2011-12-18 Thread Eelco
On Dec 18, 6:33 am, Evan Driscoll edrisc...@wisc.edu wrote:
 On 12/17/2011 22:52, buck wrote: Try these on for size.

       head, @tuple tail = sequence
       def foo(@list args, @dict kwargs): pass
       foo(@args, @kwargs)

  For backward compatibility, we could say that the unary * is identical to 
  @list and unary ** is identical to @dict.

 I like this idea much more than the original one. In addition to the
 arguments buck puts forth, which I find compelling, I have one more: you
 go to great length to say this isn't really type checking in any sense
 (which is true)... but then you go forth and pick a syntax that looks
 almost exactly like how you name types in many languages! (In fact,
 except for the fact that it's inline, the 'object :: type' syntax is
 *exactly* how you name types in Haskell.)

No, its not type *checking*, its type *declaration*. I tried to go to
great lengths to point that out, but it appears I did not do a very
good job :). Type declaration is exactly what I want, and insofar this
syntax has already found adoptation elsewhere, ill consider that a
plus.

 I have a bigger objection with the general idea, however.It seems very
 strange that you should have to specify types to use it. If the */**
 syntax were removed, that would make the proposed syntax very very
 unusual for Python. I could be missing something, but I can think of any
 other place where you have to name a type except where the type is an
 integral part of what you're trying to do. (I would not say that
 choosing between tuples and lists are an integral part of dealing with
 vararg functions.) If */** were to stick around, I could see 99% of
 users continuing to use them. And then what has the new syntax achieved?

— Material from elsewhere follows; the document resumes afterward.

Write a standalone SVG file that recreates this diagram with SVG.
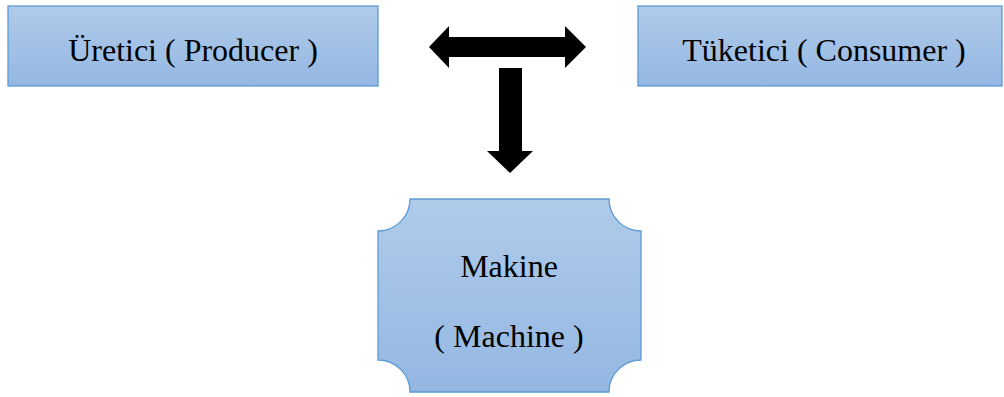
<svg xmlns="http://www.w3.org/2000/svg" width="1004" height="397" viewBox="0 0 1004 397">
<defs>
<linearGradient id="g" x1="0" y1="0" x2="0" y2="1">
<stop offset="0" stop-color="#b0cbea"/>
<stop offset="1" stop-color="#94b7e2"/>
</linearGradient>
<style>
.box{fill:url(#g);stroke:#5b9bd5;stroke-width:1.3}
.t{font-family:'Liberation Serif','Times New Roman',serif;font-size:32px;fill:#000;text-anchor:middle}
.a{fill:#000}
</style>
</defs>
<g id="producer">
<rect class="box" x="8" y="6" width="370" height="80"/>
<text class="t" x="193" y="61">Üretici ( Producer )</text>
</g>
<g id="consumer">
<rect class="box" x="638" y="6" width="364" height="80"/>
<text class="t" x="824" y="61">Tüketici ( Consumer )</text>
</g>
<g id="machine">
<path class="box" d="M410,199 H609 A32,32 0 0 0 641,231 V360 A32,32 0 0 0 609,392 H410 A32,32 0 0 0 378,360 V231 A32,32 0 0 0 410,199 Z"/>
<text class="t" x="509" y="277">Makine</text>
<text class="t" x="509" y="347">( Machine )</text>
</g>
<g id="connectors">
<path class="a" d="M429,47 L449,26 V37 H565 V26 L586,47 L565,68 V57 H449 V68 Z"/>
<path class="a" d="M499,68 H522 V151 H533 L510,173 L487,151 H499 Z"/>
</g>
</svg>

Good point; technically the askeriskes could be kept for backwards
compatibility, but that would break 'there should only be one way to
do it'. Indeed it would be unusual for python to have to explicitly
name a type, but implicitly ** does very much the same. Its just a
cryptic way of saying 'dict please'.

 You can fix this if you don't require the types and just allow the user
 to say def foo(@args) and foo(@args). Except... that's starting to
 look pretty familiar... (Not to mention if you just omit the type from
 the examples above you need another way to distinguish between args and
 kwargs.)

Yes, one could opt for a syntax where the collection type is optional
and a sensible default is chosen, But to me that would largely defeat
the point; I very much like the added verbosity and explicitness. args-
tuple and kwargs-dict; that just has a much better ring to it than
star-star-kwargs, or whatever other cryptic symbol you use.

 I have one more suggestion.

 I do have one more thing to point out, which is that currently the
 Python vararg syntax is very difficult to Google for. In the first pages
 of the four searches matching python (function)? (star | asterisk),
 there was just one relevant hit on python.org which wasn't a bug report.
 I certainly remember having a small amount of difficulty figuring out
 what the heck * and ** did the first time I encountered them.

 This would suggest perhaps some keywords might be called for instead of
 operators. In the grand scheme of things the argument packing and
 unpacking are not *all* that common, so I don't think the syntactic
 burden would be immense. The bigger issue, of course, would be picking
 good words.

 This also helps with the issue above. Let's say we'll use 'varargs' and
 'kwargs', though the latter too well-ingrained in code to steal. (I
 don't want to get too much into the debate over *what* word to choose.
 Also these don't match the 'head, *tail = l' syntax very well.) Then we
 could say:
   def foo(varargs l, kwargs d):
       bar(varargs l, kwargs d)
 and varargs would be equivalent to * and kwargs would be equivalent to
 **. But then you could also say
   def foo(varargs(list) l, kwargs(dict) d)

I agree; I had the same experience. But according to others our
opinion is wrong, and we should just become better at using google.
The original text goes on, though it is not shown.